Судя по сохранившимся в архивах протоколам, Сергей Александрович на подобные сборища ходил раз в год по обещанию. А тут пришёл, к выступлению подготовился. Наверное, имеет смысл привести его полностью. Пересказ — это сродни редактированию, в любом случае вкрадутся искажения. Лучше прочитать подлинник. Кстати, некоторые из выступавших потом вносили в протокол поправки. Отчасти это оправданно, потому что говорили без бумажек, импровизировали, поэтому встречаются оговорки, неудачные выражения, подводит грамматика. Иные же, опасаясь последствий, хотели изменить смысл сказанного, смягчить острые места. Сергей Александрович ничего менять не стал. Вот что он сказал:
«Мейерхольд и театр. Коллектив и одиночка. Одиночка против коллектива.

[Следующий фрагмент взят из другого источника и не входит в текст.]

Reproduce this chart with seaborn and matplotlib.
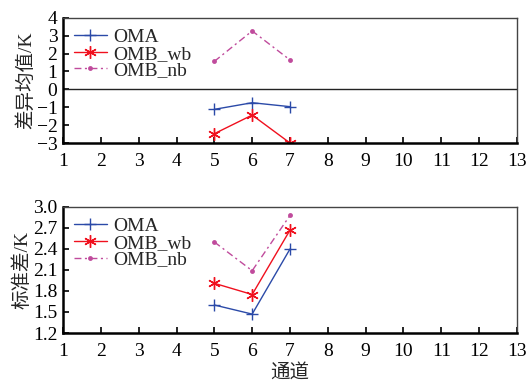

Политическая форма деятельности нашего театра и политическая форма деятельности Мейерхольда — художника, режиссёра и руководителя, которая была за последнее время на страницах печати, оценка правильная и своевременная.
Каким же образом случилось то, что мы все пришли к этому? Благодаря системе Мейерхольда. Мейерхольд подмял под себя коллектив, он подавил волю коллектива. Мы допустили произвести над собой такую операцию. Мейерхольда не интересует коллектив, Мейерхольда не интересует ансамбль. Мейерхольда не интересует двигатель театра — актёр. Актёр в театре Мейерхольда исполняет роль марионетки, для него предназначены специальные мизансцены, которые предлагает режиссёр.